La dimensión de la seducción alemana por la cultura ha quedado patente en los últimos siglos de manera trágica. Más que una anomalía de un determinado recorrido histórico, diríase que es su consecuencia necesaria; esto es: el hecho de menospreciar el arte de lo posible, la negociación y el compromiso (la política) al precio de ensalzar el valor de lo absoluto, lo imperecedero, lo eterno, lo espiritual (la Kultur). Para la tradición alemana, la cultura estaría por encima de todo lo demás (über alles). Aunque, debo insistir, no sólo en ellos.

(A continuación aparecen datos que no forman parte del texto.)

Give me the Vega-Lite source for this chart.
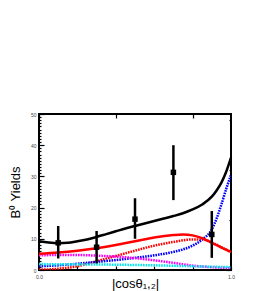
{
  "$schema": "https://vega.github.io/schema/vega-lite/v6.json",
  "autosize": "none",
  "width": 192,
  "height": 156,
  "padding": {"left": 39, "top": 114, "right": 46, "bottom": 21},
  "background": "white",
  "config": {
    "view": {"stroke": "black", "strokeWidth": 2},
    "axis": {"domain": false, "grid": false, "labelFont": "Liberation Sans", "labelFontSize": 5, "labelColor": "#444", "tickColor": "black", "tickWidth": 1.2, "titleFont": "Liberation Sans", "titleFontSize": 13, "titleFontWeight": "normal", "titleColor": "black"}
  },
  "datasets": {
    "curves": [
      {"t": 0, "v": 9.2, "c": "total"}, {"t": 0.05, "v": 8.8, "c": "total"}, {"t": 0.1, "v": 8.6, "c": "total"}, {"t": 0.15, "v": 8.7, "c": "total"}, {"t": 0.2, "v": 9.2, "c": "total"}, {"t": 0.25, "v": 9.8, "c": "total"}, {"t": 0.3, "v": 10.6, "c": "total"}, {"t": 0.35, "v": 11.5, "c": "total"}, {"t": 0.4, "v": 12.4, "c": "total"}, {"t": 0.45, "v": 13.3, "c": "total"}, {"t": 0.5, "v": 14.1, "c": "total"}, {"t": 0.55, "v": 14.9, "c": "total"}, {"t": 0.6, "v": 15.7, "c": "total"}, {"t": 0.65, "v": 16.5, "c": "total"}, {"t": 0.7, "v": 17.3, "c": "total"}, {"t": 0.75, "v": 18.2, "c": "total"}, {"t": 0.8, "v": 19.4, "c": "total"}, {"t": 0.85, "v": 21.0, "c": "total"}, {"t": 0.9, "v": 23.5, "c": "total"}, {"t": 0.925, "v": 25.5, "c": "total"}, {"t": 0.95, "v": 28.0, "c": "total"}, {"t": 0.975, "v": 31.5, "c": "total"}, {"t": 1, "v": 36.0, "c": "total"},
      {"t": 0, "v": 5.2, "c": "red"}, {"t": 0.1, "v": 5.6, "c": "red"}, {"t": 0.2, "v": 6.2, "c": "red"}, {"t": 0.3, "v": 7.0, "c": "red"}, {"t": 0.4, "v": 8.0, "c": "red"}, {"t": 0.5, "v": 9.2, "c": "red"}, {"t": 0.6, "v": 10.4, "c": "red"}, {"t": 0.7, "v": 11.2, "c": "red"}, {"t": 0.75, "v": 11.4, "c": "red"}, {"t": 0.8, "v": 11.1, "c": "red"}, {"t": 0.85, "v": 10.2, "c": "red"}, {"t": 0.9, "v": 8.7, "c": "red"}, {"t": 0.95, "v": 7.2, "c": "red"}, {"t": 1, "v": 5.8, "c": "red"},
      {"t": 0, "v": 0.1, "c": "reddot"}, {"t": 0.1, "v": 0.4, "c": "reddot"}, {"t": 0.2, "v": 1.2, "c": "reddot"}, {"t": 0.3, "v": 2.8, "c": "reddot"}, {"t": 0.4, "v": 4.5, "c": "reddot"}, {"t": 0.5, "v": 6.2, "c": "reddot"}, {"t": 0.6, "v": 7.8, "c": "reddot"}, {"t": 0.7, "v": 9.0, "c": "reddot"}, {"t": 0.8, "v": 9.8, "c": "reddot"}, {"t": 0.85, "v": 9.8, "c": "reddot"}, {"t": 0.9, "v": 8.8, "c": "reddot"}, {"t": 0.95, "v": 7.3, "c": "reddot"}, {"t": 1, "v": 5.7, "c": "reddot"},
      {"t": 0, "v": 1.2, "c": "blue"}, {"t": 0.1, "v": 1.5, "c": "blue"}, {"t": 0.2, "v": 2.0, "c": "blue"}, {"t": 0.3, "v": 2.6, "c": "blue"}, {"t": 0.4, "v": 3.2, "c": "blue"}, {"t": 0.5, "v": 3.9, "c": "blue"}, {"t": 0.6, "v": 4.7, "c": "blue"}, {"t": 0.7, "v": 5.8, "c": "blue"}, {"t": 0.75, "v": 6.6, "c": "blue"}, {"t": 0.8, "v": 7.8, "c": "blue"}, {"t": 0.85, "v": 9.8, "c": "blue"}, {"t": 0.9, "v": 13.0, "c": "blue"}, {"t": 0.925, "v": 16.5, "c": "blue"}, {"t": 0.95, "v": 21.0, "c": "blue"}, {"t": 0.975, "v": 26.0, "c": "blue"}, {"t": 1, "v": 30.5, "c": "blue"},
      {"t": 0, "v": 4.7, "c": "magenta"}, {"t": 0.1, "v": 4.8, "c": "magenta"}, {"t": 0.2, "v": 4.8, "c": "magenta"}, {"t": 0.3, "v": 4.6, "c": "magenta"}, {"t": 0.4, "v": 4.3, "c": "magenta"}, {"t": 0.5, "v": 3.8, "c": "magenta"}, {"t": 0.6, "v": 3.1, "c": "magenta"}, {"t": 0.7, "v": 2.3, "c": "magenta"}, {"t": 0.8, "v": 1.4, "c": "magenta"}, {"t": 0.9, "v": 0.9, "c": "magenta"}, {"t": 1, "v": 0.6, "c": "magenta"},
      {"t": 0, "v": 1.9, "c": "cyan"}, {"t": 0.2, "v": 1.8, "c": "cyan"}, {"t": 0.4, "v": 1.7, "c": "cyan"}, {"t": 0.6, "v": 1.5, "c": "cyan"}, {"t": 0.8, "v": 1.2, "c": "cyan"}, {"t": 1, "v": 0.9, "c": "cyan"}
    ],
    "points": [
      {"x": 0.1, "y": 8.7, "lo": 3.7, "hi": 14.1},
      {"x": 0.3, "y": 7.3, "lo": 2.1, "hi": 12.5},
      {"x": 0.5, "y": 16.3, "lo": 10.0, "hi": 23.0},
      {"x": 0.7, "y": 31.3, "lo": 22.4, "hi": 40.0},
      {"x": 0.9, "y": 11.4, "lo": 3.9, "hi": 18.9}
    ]
  },
  "layer": [
    {
      "data": {"name": "curves"},
      "encoding": {
        "x": {"field": "t", "type": "quantitative", "scale": {"domain": [0, 1], "nice": false},
          "axis": {"orient": "bottom", "values": [0, 0.2, 0.4, 0.6, 0.8, 1], "labelExpr": "datum.value === 0 || datum.value === 1 ? datum.label : ''", "tickSize": -4, "labelPadding": 8, "labelFlush": false, "title": "|cosθ₁,₂|", "titlePadding": -2}},
        "y": {"field": "v", "type": "quantitative", "scale": {"domain": [0, 50], "nice": false},
          "axis": {"orient": "left", "values": [0,1,2,3,4,5,6,7,8,9,10,11,12,13,14,15,16,17,18,19,20,21,22,23,24,25,26,27,28,29,30,31,32,33,34,35,36,37,38,39,40,41,42,43,44,45,46,47,48,49,50], "labelExpr": "datum.value % 10 === 0 ? datum.label : ''", "tickSize": {"condition": {"test": "datum.value % 10 === 0", "value": -5}, "value": -2}, "labelPadding": 8, "labelFlush": false, "title": "B⁰ Yields", "titlePadding": 8}}
      },
      "layer": [
        {
          "transform": [{"filter": "datum.c !== 'total' && datum.c !== 'red'"}],
          "mark": {"type": "line", "strokeWidth": 2.5, "strokeDash": [1.6, 1], "interpolate": "monotone", "clip": true},
          "encoding": {
            "color": {"field": "c", "type": "nominal", "scale": {"domain": ["reddot", "blue", "magenta", "cyan"], "range": ["#ff0000", "#0000ff", "#ff00ff", "#00e5ee"]}, "legend": null},
            "detail": {"field": "c"}
          }
        },
        {
          "transform": [{"filter": "datum.c === 'red'"}],
          "mark": {"type": "line", "strokeWidth": 2.5, "color": "#ff0000", "interpolate": "monotone"}
        },
        {
          "transform": [{"filter": "datum.c === 'total'"}],
          "mark": {"type": "line", "strokeWidth": 2.5, "color": "black", "interpolate": "monotone"}
        }
      ]
    },
    {
      "data": {"name": "points"},
      "layer": [
        {
          "mark": {"type": "rule", "strokeWidth": 2.5, "color": "black"},
          "encoding": {
            "x": {"field": "x", "type": "quantitative",
              "axis": {"orient": "top", "values": [0, 0.2, 0.4, 0.6, 0.8, 1], "labels": false, "tickSize": -4, "title": null}},
            "y": {"field": "lo", "type": "quantitative",
              "axis": {"orient": "right", "values": [0,1,2,3,4,5,6,7,8,9,10,11,12,13,14,15,16,17,18,19,20,21,22,23,24,25,26,27,28,29,30,31,32,33,34,35,36,37,38,39,40,41,42,43,44,45,46,47,48,49,50], "labels": false, "tickSize": {"condition": {"test": "datum.value % 10 === 0", "value": -5}, "value": -2}, "title": null}},
            "y2": {"field": "hi"}
          }
        },
        {
          "mark": {"type": "square", "size": 30, "filled": true, "color": "black", "opacity": 1},
          "encoding": {
            "x": {"field": "x", "type": "quantitative"},
            "y": {"field": "y", "type": "quantitative"}
          }
        }
      ]
    }
  ],
  "resolve": {"axis": {"x": "independent", "y": "independent"}}
}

El empleo de la «cultura» para eclipsar la acción política, no es exclusiva de Alemania ni de los tiempos pasados. Veamos un caso más para terminar esta nota. A comienzos del verano de 2011, Manfred Gaulhofer, presidente del Comité de Selección de la Capital Europea de la Cultura 2016 de la Unión Europea, asesorado por el Ministerio de Cultura español, ha premiado la ciudad San Sebastián con la capitalidad europea de la Cultura para el año 2016.
La circunstancia de que el consistorio donostiarra estuviese presidida por un alcalde perteneciente a una agrupación política Bildu simpatizante de la organización terrorista ETA no fue considerada relevante en la toma semejante decisión. En la rueda de prensa que hizo pública la resolución, Gaulhofer apelaba al argumento cultural a fin de justificarla. La elección de San Sebastián, declaró, «tiene un claro compromiso con la cultura para contrarrestar su dura historia de violencia».
No han cambiado mucho las cosas desde entonces.